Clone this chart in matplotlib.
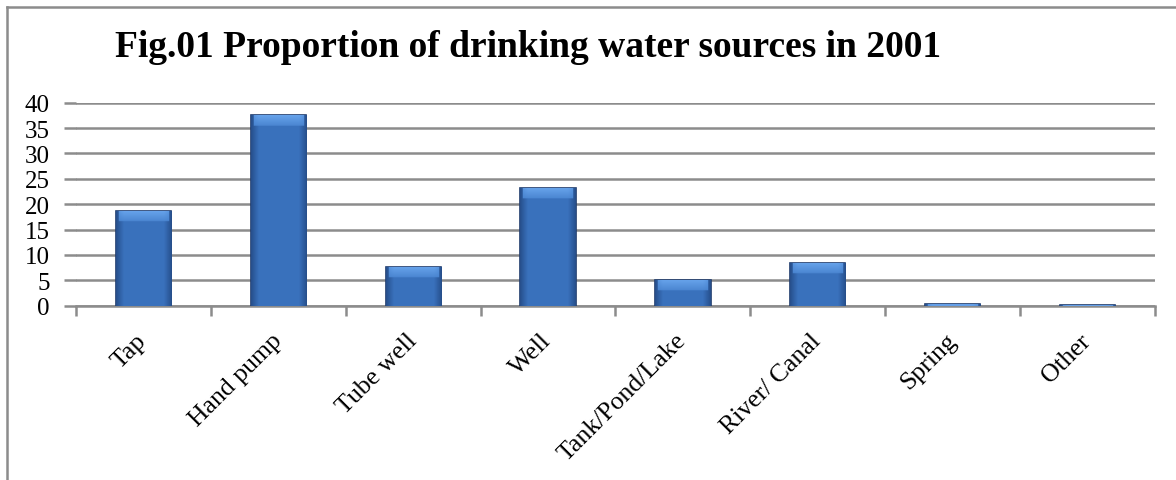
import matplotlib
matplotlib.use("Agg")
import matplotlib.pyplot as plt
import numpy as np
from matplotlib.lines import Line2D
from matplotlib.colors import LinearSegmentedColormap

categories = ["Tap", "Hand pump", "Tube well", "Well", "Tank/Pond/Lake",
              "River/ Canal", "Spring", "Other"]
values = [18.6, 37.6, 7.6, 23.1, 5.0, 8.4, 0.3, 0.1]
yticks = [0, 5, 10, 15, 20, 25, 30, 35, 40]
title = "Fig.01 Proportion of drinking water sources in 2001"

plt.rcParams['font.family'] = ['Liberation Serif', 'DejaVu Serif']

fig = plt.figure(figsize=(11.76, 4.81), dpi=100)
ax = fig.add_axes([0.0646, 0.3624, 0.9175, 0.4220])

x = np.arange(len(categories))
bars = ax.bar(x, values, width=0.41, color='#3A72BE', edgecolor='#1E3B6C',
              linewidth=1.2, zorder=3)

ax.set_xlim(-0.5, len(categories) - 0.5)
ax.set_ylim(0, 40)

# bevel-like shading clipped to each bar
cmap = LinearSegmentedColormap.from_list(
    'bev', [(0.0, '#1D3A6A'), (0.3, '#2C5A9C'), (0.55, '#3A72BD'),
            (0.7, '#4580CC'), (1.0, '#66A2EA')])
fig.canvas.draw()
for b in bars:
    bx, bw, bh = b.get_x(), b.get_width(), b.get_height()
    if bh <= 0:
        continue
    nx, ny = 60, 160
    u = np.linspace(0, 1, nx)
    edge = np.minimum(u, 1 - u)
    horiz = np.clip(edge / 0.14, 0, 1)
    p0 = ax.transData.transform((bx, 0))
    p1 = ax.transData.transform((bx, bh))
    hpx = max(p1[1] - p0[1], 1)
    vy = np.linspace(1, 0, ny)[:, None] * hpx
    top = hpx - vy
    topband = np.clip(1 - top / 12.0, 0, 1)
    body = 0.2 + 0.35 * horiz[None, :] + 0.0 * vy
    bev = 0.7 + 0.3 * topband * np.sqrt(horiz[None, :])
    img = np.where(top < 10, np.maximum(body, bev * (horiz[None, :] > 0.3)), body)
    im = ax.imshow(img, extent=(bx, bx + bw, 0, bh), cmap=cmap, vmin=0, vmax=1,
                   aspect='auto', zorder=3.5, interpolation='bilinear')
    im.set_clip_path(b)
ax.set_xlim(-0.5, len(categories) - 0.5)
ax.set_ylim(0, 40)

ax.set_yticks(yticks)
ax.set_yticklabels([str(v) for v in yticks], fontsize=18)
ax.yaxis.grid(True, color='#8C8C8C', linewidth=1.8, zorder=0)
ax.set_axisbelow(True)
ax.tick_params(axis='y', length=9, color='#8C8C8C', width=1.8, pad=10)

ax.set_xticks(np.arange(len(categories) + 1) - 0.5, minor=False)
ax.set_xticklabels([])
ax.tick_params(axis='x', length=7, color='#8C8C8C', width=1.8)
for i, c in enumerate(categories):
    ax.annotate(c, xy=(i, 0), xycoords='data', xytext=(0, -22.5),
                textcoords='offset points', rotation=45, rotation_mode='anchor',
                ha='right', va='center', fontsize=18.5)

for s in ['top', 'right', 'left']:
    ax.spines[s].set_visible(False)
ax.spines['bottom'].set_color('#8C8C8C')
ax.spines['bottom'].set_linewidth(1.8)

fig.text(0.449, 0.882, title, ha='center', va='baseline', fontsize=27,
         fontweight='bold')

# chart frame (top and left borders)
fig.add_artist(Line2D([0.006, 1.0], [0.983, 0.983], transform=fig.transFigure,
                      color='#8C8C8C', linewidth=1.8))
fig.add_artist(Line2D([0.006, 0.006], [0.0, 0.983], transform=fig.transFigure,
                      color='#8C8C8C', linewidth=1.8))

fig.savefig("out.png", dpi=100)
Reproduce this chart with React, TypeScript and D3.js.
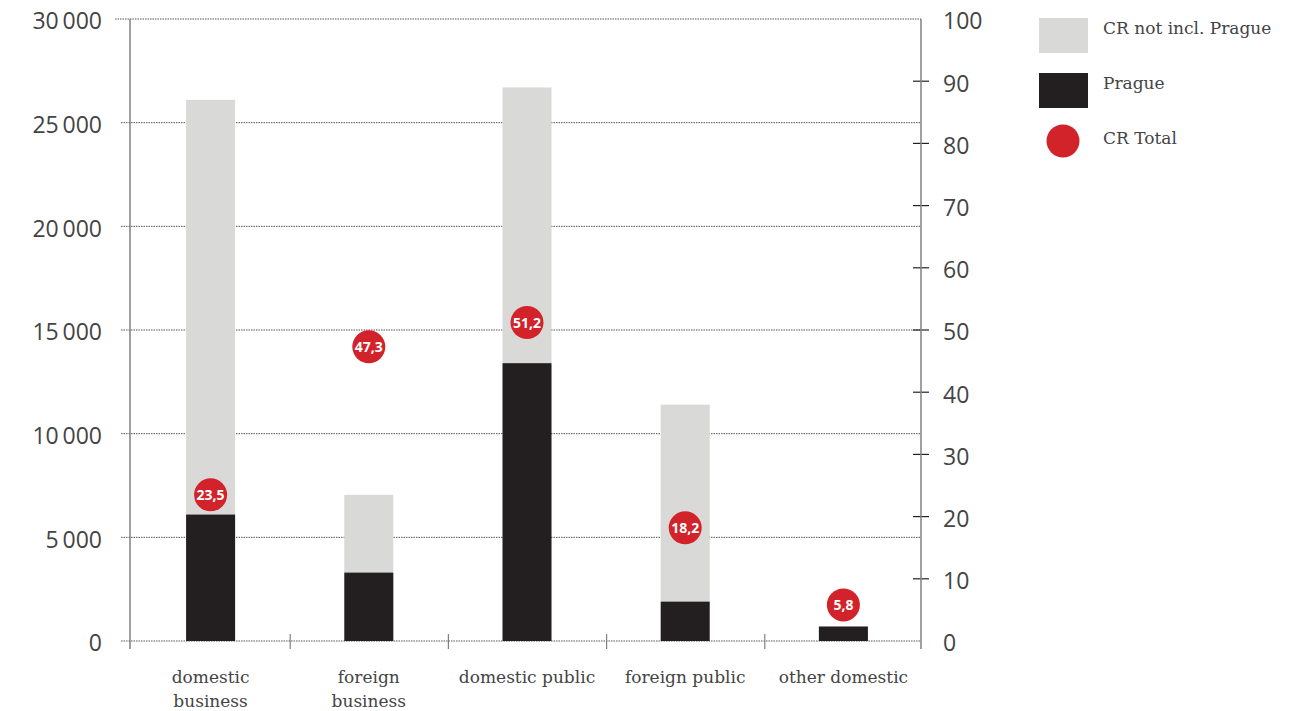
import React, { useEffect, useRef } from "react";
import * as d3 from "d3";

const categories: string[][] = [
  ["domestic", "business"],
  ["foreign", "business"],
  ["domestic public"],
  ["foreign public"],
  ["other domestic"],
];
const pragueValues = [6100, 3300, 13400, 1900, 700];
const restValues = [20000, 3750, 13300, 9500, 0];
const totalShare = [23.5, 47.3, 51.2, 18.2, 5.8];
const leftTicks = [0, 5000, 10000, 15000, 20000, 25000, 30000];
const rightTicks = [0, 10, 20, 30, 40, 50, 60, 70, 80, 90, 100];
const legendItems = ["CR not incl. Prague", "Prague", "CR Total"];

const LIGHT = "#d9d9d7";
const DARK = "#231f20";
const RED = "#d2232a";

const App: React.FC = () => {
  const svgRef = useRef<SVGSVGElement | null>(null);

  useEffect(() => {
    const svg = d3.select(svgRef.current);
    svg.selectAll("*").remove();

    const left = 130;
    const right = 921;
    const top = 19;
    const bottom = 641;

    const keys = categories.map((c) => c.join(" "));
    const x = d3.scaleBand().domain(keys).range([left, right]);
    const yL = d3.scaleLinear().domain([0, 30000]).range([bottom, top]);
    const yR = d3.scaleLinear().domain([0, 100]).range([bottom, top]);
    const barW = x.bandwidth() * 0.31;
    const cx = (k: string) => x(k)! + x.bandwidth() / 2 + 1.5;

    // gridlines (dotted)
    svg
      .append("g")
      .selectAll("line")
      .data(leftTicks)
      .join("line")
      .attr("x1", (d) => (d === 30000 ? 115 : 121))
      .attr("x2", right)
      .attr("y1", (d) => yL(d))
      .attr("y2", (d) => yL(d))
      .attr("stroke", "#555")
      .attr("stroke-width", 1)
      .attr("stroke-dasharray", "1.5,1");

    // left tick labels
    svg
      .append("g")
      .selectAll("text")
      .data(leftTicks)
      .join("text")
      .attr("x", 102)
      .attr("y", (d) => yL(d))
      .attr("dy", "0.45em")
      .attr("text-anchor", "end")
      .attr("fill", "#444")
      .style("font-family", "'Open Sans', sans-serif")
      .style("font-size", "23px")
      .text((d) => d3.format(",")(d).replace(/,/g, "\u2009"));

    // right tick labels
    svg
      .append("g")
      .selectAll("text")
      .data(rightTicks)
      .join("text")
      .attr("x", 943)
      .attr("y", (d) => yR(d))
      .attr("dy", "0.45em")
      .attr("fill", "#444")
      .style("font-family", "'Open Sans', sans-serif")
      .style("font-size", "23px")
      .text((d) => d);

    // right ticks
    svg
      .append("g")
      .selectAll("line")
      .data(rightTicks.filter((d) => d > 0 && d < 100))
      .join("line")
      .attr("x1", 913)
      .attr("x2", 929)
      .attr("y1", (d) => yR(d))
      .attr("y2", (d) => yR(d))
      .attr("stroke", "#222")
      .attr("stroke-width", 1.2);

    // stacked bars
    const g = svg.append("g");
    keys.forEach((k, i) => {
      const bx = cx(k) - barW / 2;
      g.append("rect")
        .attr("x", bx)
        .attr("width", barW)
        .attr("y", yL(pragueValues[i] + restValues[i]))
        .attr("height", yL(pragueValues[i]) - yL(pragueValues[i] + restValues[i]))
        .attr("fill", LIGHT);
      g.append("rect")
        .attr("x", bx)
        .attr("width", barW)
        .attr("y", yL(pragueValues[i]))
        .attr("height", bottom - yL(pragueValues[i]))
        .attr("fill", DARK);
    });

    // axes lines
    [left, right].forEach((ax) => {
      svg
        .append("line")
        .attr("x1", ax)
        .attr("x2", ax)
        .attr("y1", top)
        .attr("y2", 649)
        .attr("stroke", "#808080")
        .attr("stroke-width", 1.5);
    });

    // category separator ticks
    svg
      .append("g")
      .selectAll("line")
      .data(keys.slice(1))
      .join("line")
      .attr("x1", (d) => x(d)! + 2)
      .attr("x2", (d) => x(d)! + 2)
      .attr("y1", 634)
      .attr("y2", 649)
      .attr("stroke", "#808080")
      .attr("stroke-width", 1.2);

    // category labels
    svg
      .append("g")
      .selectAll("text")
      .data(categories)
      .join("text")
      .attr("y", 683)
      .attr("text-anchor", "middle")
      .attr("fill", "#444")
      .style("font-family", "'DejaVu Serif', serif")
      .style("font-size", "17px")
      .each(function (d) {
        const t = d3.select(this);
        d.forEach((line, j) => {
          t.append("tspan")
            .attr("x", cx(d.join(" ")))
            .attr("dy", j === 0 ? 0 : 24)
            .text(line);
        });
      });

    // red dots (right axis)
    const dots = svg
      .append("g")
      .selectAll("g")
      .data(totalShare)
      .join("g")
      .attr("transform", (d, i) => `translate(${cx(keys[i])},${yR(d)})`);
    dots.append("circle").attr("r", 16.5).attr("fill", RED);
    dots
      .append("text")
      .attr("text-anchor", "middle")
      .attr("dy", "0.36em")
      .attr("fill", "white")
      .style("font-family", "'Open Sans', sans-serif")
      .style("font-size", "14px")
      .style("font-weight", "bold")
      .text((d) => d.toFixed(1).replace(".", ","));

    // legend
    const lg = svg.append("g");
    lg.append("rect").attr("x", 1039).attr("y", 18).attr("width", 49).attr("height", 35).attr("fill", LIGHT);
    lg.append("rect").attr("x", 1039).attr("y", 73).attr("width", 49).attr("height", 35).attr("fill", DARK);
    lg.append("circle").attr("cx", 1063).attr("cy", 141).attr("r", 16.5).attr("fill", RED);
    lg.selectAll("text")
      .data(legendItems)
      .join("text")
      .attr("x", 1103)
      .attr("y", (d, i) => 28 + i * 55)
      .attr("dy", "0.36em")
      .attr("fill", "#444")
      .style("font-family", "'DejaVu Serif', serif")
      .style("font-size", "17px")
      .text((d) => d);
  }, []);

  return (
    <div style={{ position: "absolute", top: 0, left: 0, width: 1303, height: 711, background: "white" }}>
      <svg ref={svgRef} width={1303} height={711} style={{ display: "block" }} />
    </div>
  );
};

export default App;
============================================================
**STATED GOAL**
Return the material line for line, from its beginning to the line that contains "from matplotlib.colors import", with the pictures left out.

**RIGHT ANSWER**
Clone this chart in matplotlib.
import matplotlib
matplotlib.use("Agg")
import matplotlib.pyplot as plt
import numpy as np
from matplotlib.lines import Line2D
from matplotlib.colors import LinearSegmentedColormap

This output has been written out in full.